Denormalization is generally used to either:
- Avoid a certain number of queries
- Remove some joins
The basic idea of denormalization is that you'll add redundant data, or group some, to be able to get those data more easily -- at a smaller cost; which is better for performances.
A quick examples?
- Consider a "Posts" and a "Comments" table, for a blog
- For each Post, you'll have several lines in the "Comment" table
- This means that to display a list of posts with the associated number of comments, you'll have to:
- Do one query to list the posts
- Do one query per post to count how many comments it has (Yes, those can be merged into only one, to get the number for all posts at once)

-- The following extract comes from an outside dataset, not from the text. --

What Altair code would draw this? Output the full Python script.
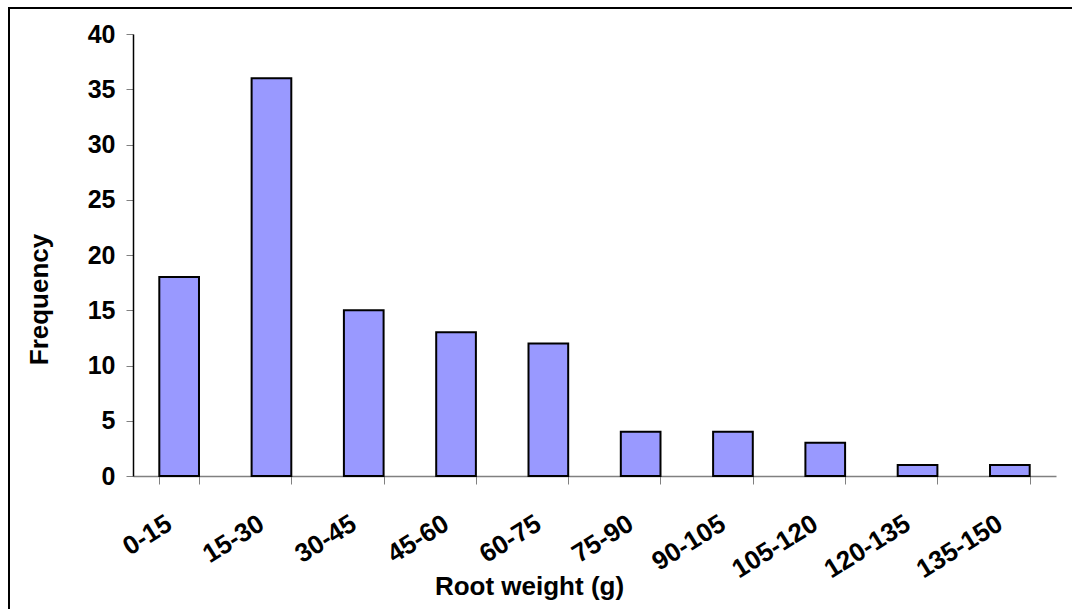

- Which means several queries.
- Now, if you add a "number of comments" field into the Posts table:
- You only need one query to list the posts
- And no need to query the Comments table: the number of comments are already de-normalized to the Posts table.
- And only one query that returns one more field is better than more queries.
Now, there are some costs, yes:
- First, this costs some place on both disk and in memory, as you have some redundant informations:
- The number of comments are stored in the Posts table
- And you can also find those number counting on the Comments table
- Second, each time someone adds/removes a comment, you have to:
- Save/delete the comment, of course
- But also, update the corresponding number in the Posts table.
- But, if your blog has a lot more people reading than writing comments, this is probably not so bad.